Por Ivaldo Lemos Júnior* — A Justiça sempre passou uma impressão um tanto enigmática e inacessível, talvez até esotérica. Mesmo pessoas de dentro do aparelho judicial experimentam desconforto em nichos com os quais não estão familiarizadas ou se forem intim(id)adas para algum ato forense desconhecido. O avatar do magistrado é forjado com a marca da discrição, da sobriedade, da introspecção, e daí desbordam outras qualidades mais ou menos centimétricas: sabedoria e ponderação, pelo lado bom, ou arrogância e autoritarismo, pelo outro.

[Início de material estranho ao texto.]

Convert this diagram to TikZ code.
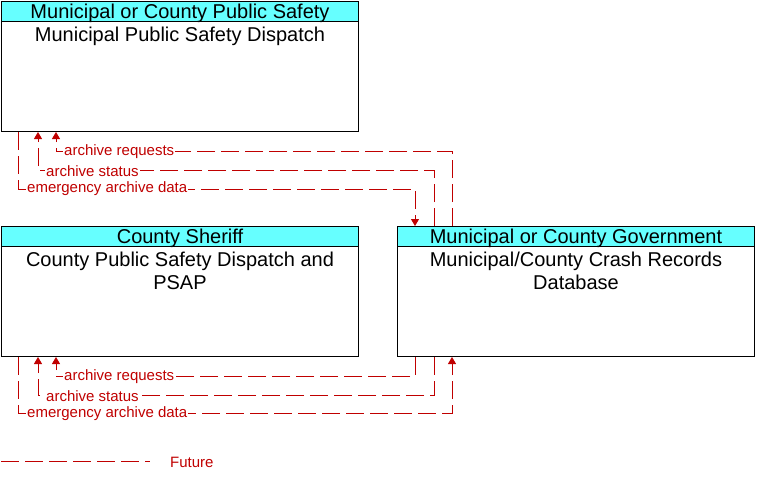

Tudo isso faz parte de um jogo dialético de aparências, de ilibação de condutas mais do que substancialmente de conteúdo moral. Quem conhece juízes na intimidade percebe que eles são indivíduos como quaisquer outros, e duas notas características de sua atividade pública - trabalho árduo e responsabilidade - nem de longe são apanágios exclusivos seus. A diferença entre as diversas ocupações diz respeito ao dever próprio de cada qual e também à maneira como é saboreado o poder que lhes é dado exercer: se com severidade exagerada ou com base "humana" e compassiva. Exemplo desse último é o juiz americano Frank Caprio: atencioso, avoengo, perdoador. Exemplo de juiz draconiano não falta, mas prefiro silenciar.
A missão do Judiciário, em linhas gerais, é simples: consiste em dirimir casos submetidos à sua apreciação, definir quem está certo ou errado, ou se ambos estão certos, ou ainda se ambos estão errados; se empates são êxitos de Pirro ou derrotas com sensação de alívio. Isso é feito em mais de uma frente. A mais comezinha é a dos fatos, que se resolve na administração das provas, ou seja, com as alegações das partes e os elementos trazidos para os autos a fim de agir no ânimo do julgador como um efervescente.
Nesse sentido, cada causa é única, pois os detalhes dos episódios pretéritos são peculiares, por mais sufocante que a rotina seja. Agora, observe esse fenômeno: se a epistemologia laboratorial dos feitos tem um potencial complicador praticamente infinito - e um dia cruzarão dois jogos de cartomantes, o de adivinhação do passado e o de adivinhação do futuro -, o que não dizer daquilo que pertence ao patrimônio do notório? Você não é daqueles que acham que o homem não esteve na Lua? O módulo, a bandeira fincada, a pegada no solo, as luzes, as estrelas, a frase canastrona do "grande passo para a humanidade" - tudo isso ocorreu mesmo ou foi uma farsa rasteira?
Outras tantas candidaturas poderiam se multiplicar pelo espaço sideral: Hitler fugiu para o Brasil, Elvis não morreu, aquecimento global etc. Colocar em dúvida essas coisas tem um lado excitante e malicioso de mexer com o imaginário e, afinal, nem tudo o que se consolida como verdade necessariamente aconteceu. Se, em séculos, nunca apareceu aspirante mais verídico a autor das peças e sonetos de Shakespeare, aquele a quem foram atribuídas continua sendo o menos inverossímil. Isso apenas empurra o assunto com a barriga. Existem janelas no castelo da história, mas é pela porta principal que passa um juízo prévio e particular de compreensão do invisível, disciplinado pela prudência de se evitar acreditar em tudo e não acreditar em nada.
Quanto à textura normativa, aí sim, os processos são seriados, porque se submetem aos ditames das mesmas leis. Aqui não há um castelo, e sim, uma tapera humílima: a lei é aplicada por quem não a elaborou e que pode achá-la motivo de sofrimento. Em linha de princípio, isso não deveria ter muita importância, pois o juiz não tem autoridade para rechaçar leis que desaprova, nem para fazer ajustes pontuais que, em sua meritória sensibilidade, qualificariam o desenvolvimento de seu munus.
É verdade que muitas leis já apodreceram e só não caíram do pé, ou que jamais frutificaram - "não pegaram", como diz o vulgo. É também verdade que há muitos momentos da vida vivida que não estão afivelados, ou que forçam o dono a se ajustar ao cinto. Claro que isso prejudica direitos em conflito. E nada garante que a Justiça não se torne ela própria motivo de degradação, em vez de libertação.